What application type or tier do health care organizations migrate to AWS first?
The lowest hanging fruit for migration to AWS is usually either DR or cold storage of infrequently accessed records that would otherwise be sent to tape or off-site storage. Health care organizations must retain records for at least seven years; data can be collected by existing on-prem applications and pushed to AWS Glacier, its low-cost cold data storage service, via VPN for as little as $0.007 per gigabyte per month. That alone is a tremendous cost savings for health care organizations.
The next step is usually migrating a new application or set of applications to AWS. For obvious reasons, a greenfield app is easier to build and manage since it usually has fewer dependencies. After the success of a new application, the organization is usually willing to invest effort in migrating legacy systems for hardware reaching end of life.
What are the disadvantages to a “lift and shift” migration approach?

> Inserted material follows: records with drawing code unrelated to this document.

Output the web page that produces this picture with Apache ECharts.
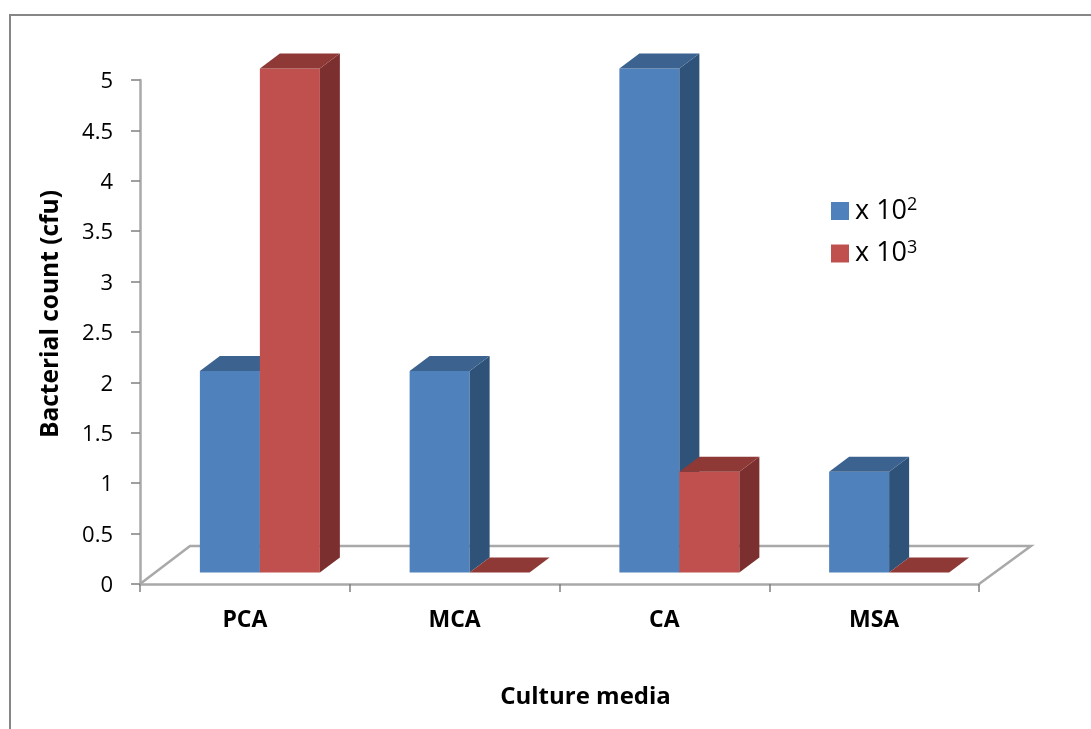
<!DOCTYPE html>
<html>
<head>
<meta charset="utf-8">
<style>html,body{margin:0;padding:0;background:#fff}#chart{width:1091px;height:729px}</style>
<script src="https://cdn.jsdelivr.net/npm/echarts@6/dist/echarts.min.js"></script>
</head>
<body>
<div id="chart"></div>
<script>
const categories = ['PCA', 'MCA', 'CA', 'MSA'];
const countsE2 = [2, 2, 5, 1];
const countsE3 = [5, 0, 1, 0];
const yMax = 5;
const yStep = 0.5;

// Oblique projection of the bar and floor boxes, in pixels
const barFrac = 0.286;
const liftX = 15, liftY = 11.5;     // front face offset from the axis line
const depthX = 20, depthY = 15;     // bar depth
const floorX = 52, floorY = 38;     // floor depth
const FONT = '"Open Sans", Lato, sans-serif';
const GREY = '#a9a9a9';

const palette = {
  blue: { front: '#4f81bd', side: '#2f5279', top: '#3c638f' },
  red:  { front: '#c0504d', side: '#7b2f2e', top: '#8f3937' }
};

function poly(points, fill) {
  return { type: 'polygon', shape: { points }, style: { fill, stroke: null } };
}

// Draws one 3D column; slot 0 or 1 selects its place inside the category
function boxRenderer(slot, colors) {
  return function (params, api) {
    const band = api.size([1, 0])[0];
    const w = band * barFrac;
    const base = api.coord([api.value(0), 0]);
    const tip = api.coord([api.value(0), api.value(1)]);
    const x0 = base[0] - w + slot * w + liftX;
    const x1 = x0 + w;
    const yb = base[1] - liftY;
    const yt = tip[1] - liftY;
    const children = [];
    if (yb - yt > 0.5) {
      children.push(poly([[x0, yb], [x1, yb], [x1, yt], [x0, yt]], colors.front));
      children.push(poly([[x1, yb], [x1 + depthX, yb - depthY], [x1 + depthX, yt - depthY], [x1, yt]], colors.side));
    }
    children.push(poly([[x0, yt], [x1, yt], [x1 + depthX, yt - depthY], [x0 + depthX, yt - depthY]], colors.top));
    return { type: 'group', children };
  };
}

// Floor outline behind the columns; the front edge is the category axis itself
function floorRenderer(params) {
  const c = params.coordSys;
  const xl = c.x, xr = c.x + c.width, y0 = c.y + c.height;
  return {
    type: 'polyline',
    shape: { points: [[xl, y0], [xl + floorX - 2, y0 - floorY], [xr + floorX, y0 - floorY], [xr, y0]] },
    style: { fill: null, stroke: GREY, lineWidth: 2.5 }
  };
}

const rows = (values) => values.map((v, i) => [i, v]);

const chart = echarts.init(document.getElementById('chart'), null, { renderer: 'canvas' });
chart.setOption({
  animation: false,
  backgroundColor: '#ffffff',
  graphic: [{
    // chart-area frame; its bottom edge runs past the page
    type: 'rect',
    shape: { x: 10, y: 15, width: 1200, height: 800 },
    style: { fill: null, stroke: '#868686', lineWidth: 2 },
    silent: true
  }],
  grid: { left: 140, right: 112, top: 80, bottom: 145 },
  legend: {
    left: 826, top: 191, padding: 5, orient: 'vertical',
    itemWidth: 18, itemHeight: 18, itemGap: 14,
    icon: 'rect',
    data: ['x 10²', 'x 10³'],
    formatter: (n) => n === 'x 10²' ? 'x 10{sup|2}' : 'x 10{sup|3}',
    textStyle: {
      fontFamily: FONT, fontSize: 27, color: '#000', padding: [0, 0, 0, 1],
      rich: { sup: { fontFamily: FONT, fontSize: 18, color: '#000', verticalAlign: 'top', padding: [0, 0, 12, 0] } }
    }
  },
  xAxis: {
    type: 'category',
    data: categories,
    name: 'Culture media',
    nameLocation: 'middle',
    nameGap: 101,
    nameTextStyle: { fontFamily: FONT, fontSize: 24, fontWeight: 'bold', color: '#000', padding: [0, 0, 0, 52] },
    axisLine: { lineStyle: { color: GREY, width: 2.5 } },
    axisTick: { show: true, length: 8, lineStyle: { color: '#808080', width: 1.5 } },
    axisLabel: { fontFamily: FONT, fontSize: 23, fontWeight: 'bold', color: '#000', margin: 25 },
    splitLine: { show: false }
  },
  yAxis: {
    type: 'value',
    min: 0, max: yMax, interval: yStep,
    name: 'Bacterial count (cfu)',
    nameLocation: 'middle',
    nameGap: 76,
    nameTextStyle: { fontFamily: FONT, fontSize: 24.5, fontWeight: 'bold', color: '#000', padding: [0, 0, 0, 36] },
    axisLine: { show: true, lineStyle: { color: GREY, width: 2.5 } },
    axisTick: { show: true, length: 9, lineStyle: { color: '#808080', width: 1.5 } },
    axisLabel: {
      margin: 27,
      formatter: (v) => '{tick|' + v + '}',
      rich: { tick: { fontFamily: FONT, fontSize: 22, color: '#000', padding: [4, 0, 0, 0] } }
    },
    splitLine: { show: false }
  },
  series: [
    { type: 'custom', name: 'floor', silent: true, z: 1, renderItem: floorRenderer, data: [[0, 0]], encode: { x: 0, y: 1 } },
    { type: 'custom', name: 'x 10²', z: 2, renderItem: boxRenderer(0, palette.blue), data: rows(countsE2), encode: { x: 0, y: 1 }, itemStyle: { color: palette.blue.front } },
    { type: 'custom', name: 'x 10³', z: 3, renderItem: boxRenderer(1, palette.red), data: rows(countsE3), encode: { x: 0, y: 1 }, itemStyle: { color: palette.red.front } }
  ]
});
</script>
</body>
</html>
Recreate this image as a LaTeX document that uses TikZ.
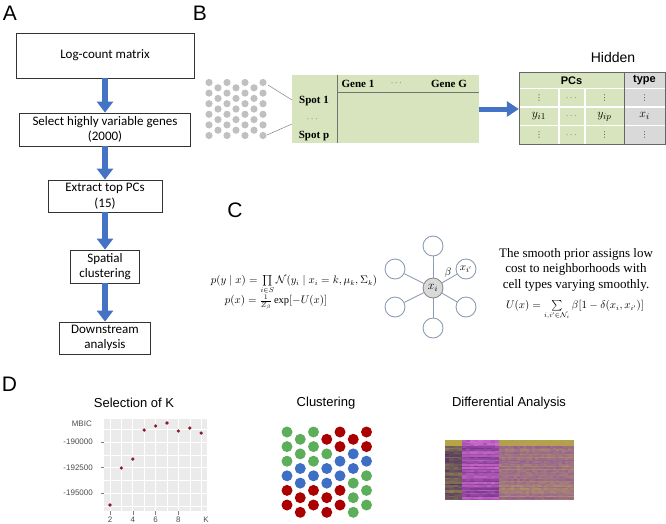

The advantages of a lift and shift migration are that it is quick and cheap in the short-term. In the long-term, it is almost always more expensive thant a “true” migration. Because you are just snapshotting your current environment and loading it on AWS, or using an ETL (extract, transform, load) tool to extract data and dump in on AWS, lift and shift often means that you are still maintaining all of your own tools or purchasing third party licenses rather than taking advantage of native AWS tools.
For instance, if you lift and shift your SQL Server database to AWS, you still have to pay Microsoft. If you spend the time to migrate to AWS Aurora, Amazon’s fully managed database service, you will not have to upgrade, replicate, mirror, etc. again and you only pay for the amount of data you store, which is a huge savings for most companies. If you put the data in an unstructured data warehouse like AWS Redshift, you have the potential to combine, reuse, or analyze that data for future “big data” applications. This means you are not just migrating to AWS, you are laying the foundation for future product innovations.
The most overlooked disadvantage of a lift and shift strategy is that you are usually not planning for the long-term, sustainable growth of your cloud infrastructure itself. Engineers build a single environment and customize it to their needs, which quickly becomes an issue when multiple departments and project owners build their own custom AWS environments, each of which uses different resources, different network policies, and different access rules. Every new AWS environment is built from scratch with a completely new set of rules. Finance teams and GRC teams usually panic when they look at your complex, ungoverned, wasteful AWS environment.
Even if you are only migrating a handful of applications to AWS, invest in developing a standard set of architecture templates that can be reused in multiple contexts. These templates, usually developed in AWS CloudFormation, mean that spinning up a new standard AWS environment is fast, each environment has “built in” standards for network, access, naming, etc., and these templates then form the central source of truth into how a system is architected.
For organizations that lack the time or expertise to create such templates, find a cloud service provider with a dedicated DevOps team that is focused on creating custom infrastructure automation software. That template can save you hundreds of hours of manual work and reduce the risk of configuration drift.
—-
At a time of upheaval and transition in the health care industry, health IT is feeling pressure not just to digitize records, but to use technology to bring real value to patients. AWS and its partner network help health care organizations focus on applications that deliver better care, not on managing infrastructure — and could be the key to unlocking real value in health IT.